In this thought-provoking book, Gossman focuses on Overbeck’s “Italia and Germania” to discuss the importance of religious conversion in Romantic thought. Gossman gives excellent translations from original German sources that are not only accurate but may enable the Anglophone reader to truly grasp the spirit of the sources. This book serves as a thoughtful and elegantly written introduction to the way of thinking of one of the most important of the Nazerene painters. It treats the evolution of the Nazarene artists’ preoccupation with religious issues in an engaging manner and offers a social-historical and theological context to Overbeck’s painting by looking interestingly at a wide range of issues and contacts in his early Nazarene period.
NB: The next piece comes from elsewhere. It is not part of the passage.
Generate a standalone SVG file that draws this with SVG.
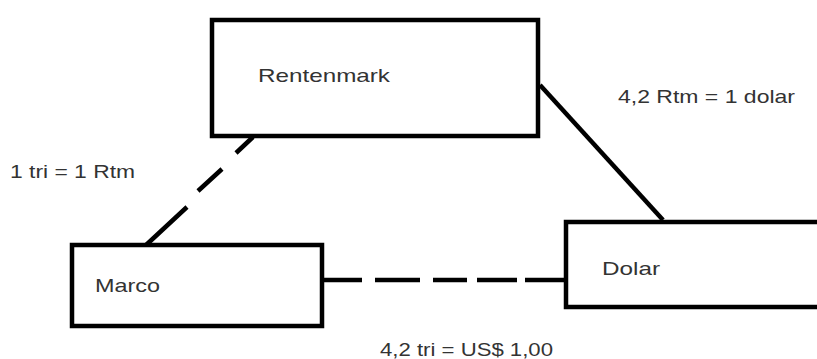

Illus.
Lionel Gossman is an award-winning Scottish-American scholar of French literature. He taught Romance Languages at Johns Hopkins University and Princeton University. Gossman has authored 14 books, and written extensively on the history, theory and practice of historiography, and more recently, on aspects of German cultural history. He is an Officer in the Ordre des Palmes Academiques and an elected Member of the American Philosophical Society.
From the Author:
I was led to the once-influential Nazarene artists while preparing the Burckhardt section of my book on Basel. Burckhardt condemned them as retrograde, but I found their rejection of realism refreshing. The rigorous composition, pronounced linearity, and flat colors of their paintings and frescoes, and the strength, yet delicacy of their drawings appealed to me. They also struck me as quite close to the the neo-classical artists, with whom they are sometimes contrasted, but with whom several of them had in fact studied and who, like them, denounced the subservience of baroque and rococo art to the desires and pleasures of the rich and powerful.
The painting now known as Italia und Germania by Friedrich Overbeck, was the culmination of a series of drawings and paintings executed by Overbeck and his close friend Franz Pforr. But the preliminary works were entitled 'Sulamith und Maria.' In view of the keen attention the Nazarenes paid to the literary and symbolic aspects of their work, and the important role religion played in their art and lives, I was intrigued and moved by this title and I wondered what it might have meant to the artists. The Making of a Romantic Icon resulted from my attempt to find out.